[START OF DATA SHOWN]

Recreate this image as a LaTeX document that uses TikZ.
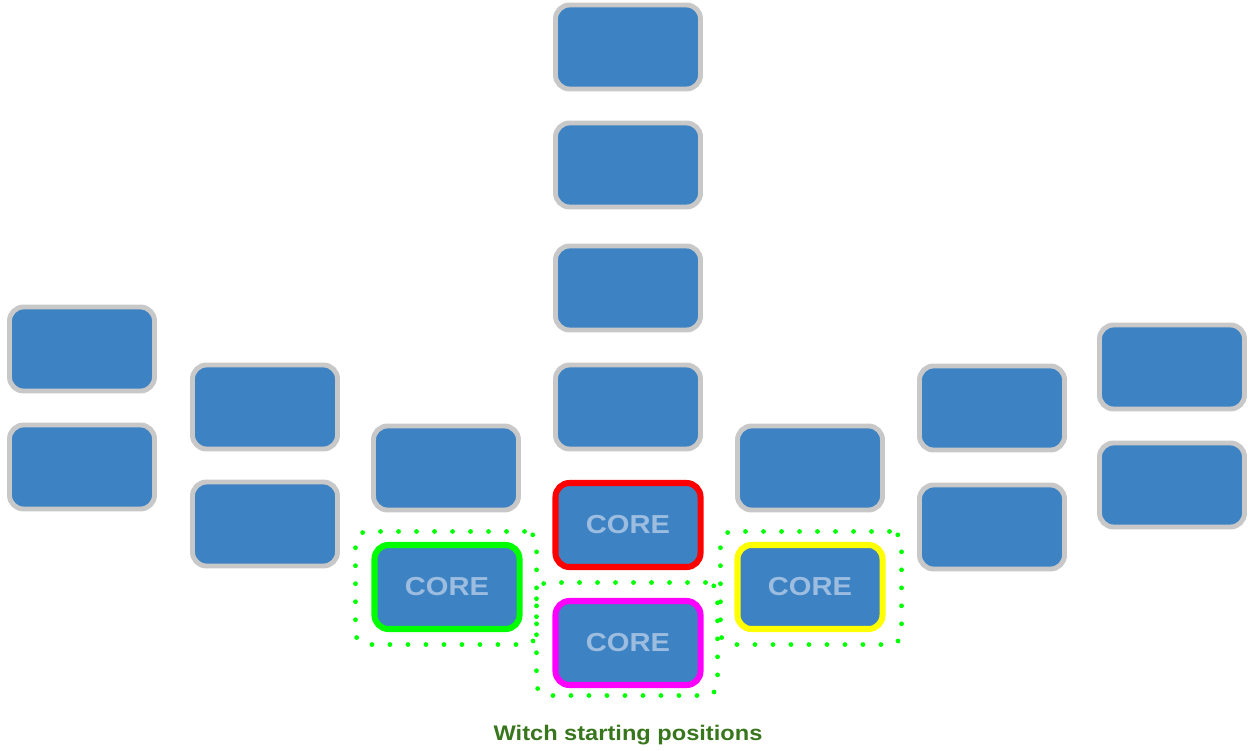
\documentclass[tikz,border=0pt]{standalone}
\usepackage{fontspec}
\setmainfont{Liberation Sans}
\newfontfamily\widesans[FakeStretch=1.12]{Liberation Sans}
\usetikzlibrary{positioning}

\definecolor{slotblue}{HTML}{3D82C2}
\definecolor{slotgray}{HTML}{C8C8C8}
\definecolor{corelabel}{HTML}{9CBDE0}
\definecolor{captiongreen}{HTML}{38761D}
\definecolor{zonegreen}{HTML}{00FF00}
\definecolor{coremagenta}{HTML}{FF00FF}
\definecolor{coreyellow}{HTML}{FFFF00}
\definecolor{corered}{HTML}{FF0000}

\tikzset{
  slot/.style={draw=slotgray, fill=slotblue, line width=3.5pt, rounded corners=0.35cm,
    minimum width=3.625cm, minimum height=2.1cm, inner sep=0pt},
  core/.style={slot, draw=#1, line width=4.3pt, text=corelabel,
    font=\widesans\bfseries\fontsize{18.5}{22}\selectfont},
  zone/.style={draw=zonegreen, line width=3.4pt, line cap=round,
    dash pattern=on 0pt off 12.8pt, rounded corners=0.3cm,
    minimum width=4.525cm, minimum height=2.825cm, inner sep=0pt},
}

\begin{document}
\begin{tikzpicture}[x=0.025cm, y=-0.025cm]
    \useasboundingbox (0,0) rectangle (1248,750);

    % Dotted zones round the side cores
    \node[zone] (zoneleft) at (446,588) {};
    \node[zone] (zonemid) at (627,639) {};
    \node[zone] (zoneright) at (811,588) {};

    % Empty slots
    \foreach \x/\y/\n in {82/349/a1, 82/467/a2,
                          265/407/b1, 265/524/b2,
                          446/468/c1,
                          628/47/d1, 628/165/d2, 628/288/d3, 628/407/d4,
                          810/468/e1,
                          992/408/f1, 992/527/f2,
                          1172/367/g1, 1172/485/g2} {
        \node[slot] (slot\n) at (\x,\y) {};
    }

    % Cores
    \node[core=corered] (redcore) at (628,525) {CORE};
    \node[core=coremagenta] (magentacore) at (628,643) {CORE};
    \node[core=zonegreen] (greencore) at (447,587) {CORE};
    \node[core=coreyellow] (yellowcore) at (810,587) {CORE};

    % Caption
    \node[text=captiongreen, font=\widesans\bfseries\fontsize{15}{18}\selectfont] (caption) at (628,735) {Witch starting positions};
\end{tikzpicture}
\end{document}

[END OF DATA SHOWN]

◆ STATED GOAL
Repeat the listing in full and exactly. Leave any pictures out.

◆ WRITTEN SOLUTION
Recreate this image as a LaTeX document that uses TikZ.
\documentclass[tikz,border=0pt]{standalone}
\usepackage{fontspec}
\setmainfont{Liberation Sans}
\newfontfamily\widesans[FakeStretch=1.12]{Liberation Sans}
\usetikzlibrary{positioning}

\definecolor{slotblue}{HTML}{3D82C2}
\definecolor{slotgray}{HTML}{C8C8C8}
\definecolor{corelabel}{HTML}{9CBDE0}
\definecolor{captiongreen}{HTML}{38761D}
\definecolor{zonegreen}{HTML}{00FF00}
\definecolor{coremagenta}{HTML}{FF00FF}
\definecolor{coreyellow}{HTML}{FFFF00}
\definecolor{corered}{HTML}{FF0000}

\tikzset{
  slot/.style={draw=slotgray, fill=slotblue, line width=3.5pt, rounded corners=0.35cm,
    minimum width=3.625cm, minimum height=2.1cm, inner sep=0pt},
  core/.style={slot, draw=#1, line width=4.3pt, text=corelabel,
    font=\widesans\bfseries\fontsize{18.5}{22}\selectfont},
  zone/.style={draw=zonegreen, line width=3.4pt, line cap=round,
    dash pattern=on 0pt off 12.8pt, rounded corners=0.3cm,
    minimum width=4.525cm, minimum height=2.825cm, inner sep=0pt},
}

\begin{document}
\begin{tikzpicture}[x=0.025cm, y=-0.025cm]
    \useasboundingbox (0,0) rectangle (1248,750);

    % Dotted zones round the side cores
    \node[zone] (zoneleft) at (446,588) {};
    \node[zone] (zonemid) at (627,639) {};
    \node[zone] (zoneright) at (811,588) {};

    % Empty slots
    \foreach \x/\y/\n in {82/349/a1, 82/467/a2,
                          265/407/b1, 265/524/b2,
                          446/468/c1,
                          628/47/d1, 628/165/d2, 628/288/d3, 628/407/d4,
                          810/468/e1,
                          992/408/f1, 992/527/f2,
                          1172/367/g1, 1172/485/g2} {
        \node[slot] (slot\n) at (\x,\y) {};
    }

    % Cores
    \node[core=corered] (redcore) at (628,525) {CORE};
    \node[core=coremagenta] (magentacore) at (628,643) {CORE};
    \node[core=zonegreen] (greencore) at (447,587) {CORE};
    \node[core=coreyellow] (yellowcore) at (810,587) {CORE};

    % Caption
    \node[text=captiongreen, font=\widesans\bfseries\fontsize{15}{18}\selectfont] (caption) at (628,735) {Witch starting positions};
\end{tikzpicture}
\end{document}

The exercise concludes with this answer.